Amid escalating trade war, China cuts US investment by 92%

US president Donald Trump’s ‘beautiful’ trade war with China is going great, if market drops, loss of investment, volatility, and price hikes are how one measures ‘winning’.
After all, Trump said that trade wars are ‘easy to win’ and sometimes necessary.
Now he’s got one, but the figures are returning the sort of results that one would typically associate with ‘winning’ or ‘success’.
Trump has initiated a trade war with China which continues to escalate, and which has not only resulted in retaliatory tariffs coming from China which mirror the dollar amount of trade impacted by Trump’s tariffs, but has also resulted in a drop in investment in the US from China to the tune of 92%.
RT reports:

The US market saw a significant plunge in investment from China in the first five months of the year amid a growing trade row between the world’s two largest economies.
Chinese investments totaled $1.8 billion from January through May, representing a 92-percent drop against the same period a year ago. That’s the lowest level in seven years, according to the latest report by Rhodium Group, a research provider that tracks Chinese foreign investment.
Chinese corporations that had been pumping cash into the US to cement ties over a long period have cut their investments in recent years. In 2017, investments declined by 36 percent to $29.7 billion from $46.5 billion during the previous year.
“The more confrontational approach of the Trump administration toward economic relations with China has cast some doubt, in these companies’ minds, about their position here,” said Thilo Hanemann, a director at Rhodium Group, as quoted by CNN Money.
The plunge was reportedly triggered by an ongoing trade conflict between Washington and Beijing, in which the US administration has taken an aggressive stance towards Chinese trade policies. Last week, the White House introduced 25-percent tariffs targeting $50 billion of Chinese imports to the country. US President Donald Trump threatened to hit another $200-billion of Chinese goods with an extra 10-percent tariff after Beijing retaliated.
Trump has persistently slammed Chinese trade practices, calling them unfair. The US president has also accused Chinese companies of stealing American technology and intellectual property. As a part of restrictive measures in March, the US imposed tariffs on imports of steel and aluminum from China along with other countries including India and Russia. Earlier this month, that measure was extended to some of the US’ traditional allies – the EU, Canada and Mexico.

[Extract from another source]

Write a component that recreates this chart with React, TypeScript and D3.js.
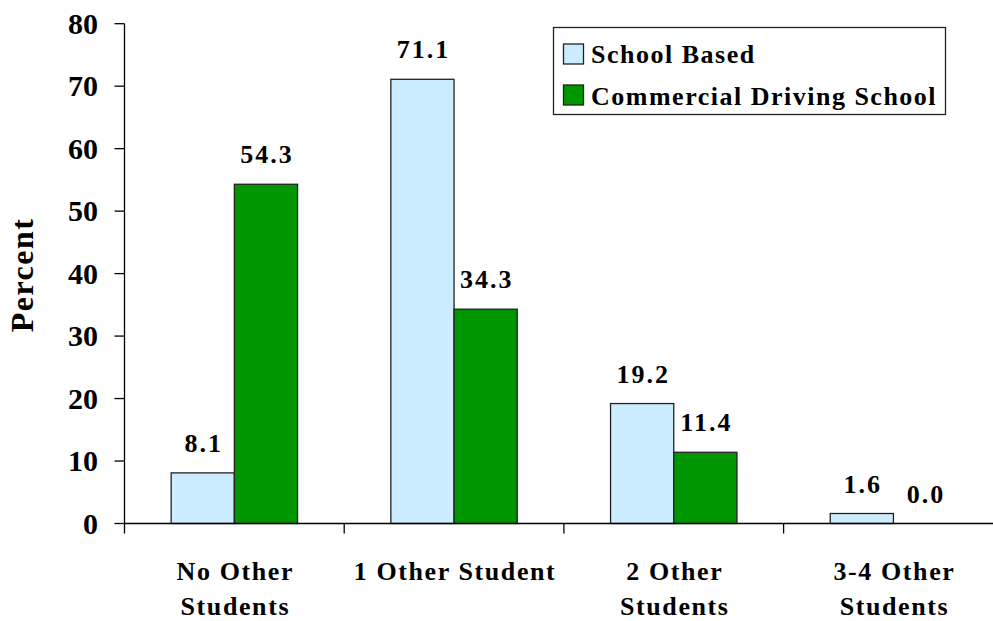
import React from "react";
import * as d3 from "d3";

const categories: string[][] = [
  ["No Other", "Students"],
  ["1 Other Student"],
  ["2 Other", "Students"],
  ["3-4 Other", "Students"],
];
const seriesNames = ["School Based", "Commercial Driving School"];
const schoolBased = [8.1, 71.1, 19.2, 1.6];
const commercial = [54.3, 34.3, 11.4, 0.0];
const yTicks = [0, 10, 20, 30, 40, 50, 60, 70, 80];
const colors = ["#CCECFF", "#009600"];

const W = 993;
const H = 621;
const FONT = "'Liberation Serif', 'Times New Roman', Times, serif";

export default function App() {
  const catKeys = categories.map((c) => c.join(" "));
  const x0 = d3.scaleBand<string>().domain(catKeys).range([124.5, 1003.3]).padding(0);
  const x1 = d3
    .scaleBand<string>()
    .domain(seriesNames)
    .range([0, x0.bandwidth()])
    .paddingInner(0)
    .paddingOuter(0.738);
  const y = d3.scaleLinear().domain([0, 80]).range([523.5, 23.7]);
  const values = [schoolBased, commercial];
  const axisX0 = 124.5;
  const y0 = y(0);

  return (
    <div style={{ position: "absolute", left: 0, top: 0 }}>
      <svg width={W} height={H} style={{ display: "block", background: "#fff" }} fontFamily={FONT} fontWeight="bold">
        {/* bars */}
        {values.map((vals, si) =>
          vals.map((v, ci) => {
            const bx = (x0(catKeys[ci]) as number) + (x1(seriesNames[si]) as number);
            const by = y(v);
            const h = y0 - by;
            return (
              <g key={`b${si}-${ci}`}>
                {h > 0.01 && (
                  <rect x={bx} y={by} width={x1.bandwidth()} height={h} fill={colors[si]} stroke="#222" strokeWidth={1.3} />
                )}
                <text
                  x={bx + x1.bandwidth() / 2 + 1}
                  y={by - 21}
                  textAnchor="middle"
                  fontSize={26}
                  letterSpacing={2}
                  fill="#000"
                >
                  {v.toFixed(1)}
                </text>
              </g>
            );
          })
        )}
        {/* y axis */}
        <line x1={axisX0} x2={axisX0} y1={y(80)} y2={y0} stroke="#000" strokeWidth={1.3} />
        {yTicks.map((t) => (
          <g key={`yt${t}`}>
            <line x1={axisX0 - 10} x2={axisX0} y1={y(t)} y2={y(t)} stroke="#000" strokeWidth={1.3} />
            <text x={98} y={y(t) + 10} textAnchor="end" fontSize={30} fill="#000">
              {t}
            </text>
          </g>
        ))}
        {/* x axis */}
        <line x1={axisX0} x2={W} y1={y0} y2={y0} stroke="#000" strokeWidth={1.3} />
        {catKeys.map((k, i) => (
          <line key={`xt${i}`} x1={x0(k) as number} x2={x0(k) as number} y1={y0} y2={y0 + 10} stroke="#000" strokeWidth={1.3} />
        ))}
        {categories.map((lines, i) => {
          const cx = (x0(catKeys[i]) as number) + x0.bandwidth() / 2;
          return lines.map((ln, li) => (
            <text
              key={`cl${i}-${li}`}
              x={cx + 1}
              y={580 + li * 35}
              textAnchor="middle"
              fontSize={26}
              letterSpacing={1.6}
              fill="#000"
            >
              {ln}
            </text>
          ));
        })}
        {/* y axis title */}
        <text
          transform={`translate(33, 275) rotate(-90)`}
          textAnchor="middle"
          fontSize={32}
          letterSpacing={1.5}
          fill="#000"
        >
          Percent
        </text>
        {/* legend */}
        <rect x={553.5} y={27.5} width={392} height={87} fill="#fff" stroke="#222" strokeWidth={1.3} />
        {seriesNames.map((s, i) => (
          <g key={`lg${i}`}>
            <rect x={563.5} y={44 + i * 41} width={20} height={20} fill={colors[i]} stroke="#222" strokeWidth={1.3} />
            <text x={591} y={62.5 + i * 42} fontSize={26} letterSpacing={1.5} fill="#000">
              {s}
            </text>
          </g>
        ))}
      </svg>
    </div>
  );
}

Somehow, these tariffs are supposed to bring back business which outsourced to China in pursuit of cheaper labour and relaxed environmental regulations to allow for realization of greater profits, equalize the trade deficit situation, and end China’s acquisition of intellectual property allegedly acquired as a condition for market access.
Trump wants to make America a successful competitor in the manufacturing realm in order to entice these companies to repatriate, but the only way to really accomplish that goal is to make the US a cheaper business environment than China, which can only realistically be achieved by ditching wage and environmental regulations which are a part of what makes America a more livable place than China.
However, once the tariffs response has sufficiently saturated world markets, those manufacturing jobs won’t be providing the same value to workers that it once provided their forefathers, due to depressed wages with less purchasing power, as the cost of living increases with the increases in the cost of goods factoring in the expense of global tariffs.
Additionally, the war that Trump is waging against free trade threatens to undermine the Breton Woods order, which, in turn, threatens the purchasing power of the dollar. Once that happens, America will be more isolated, and will possess much less international influence, and will never again be able to see itself as number one. Rather than enact just wage policies, this is the policy that Trump is pushing in his quest to revive America’s domestic prosperity.
Is this what ‘winning’ looks like to Trump? Is this really what it would take to ‘make America great again’?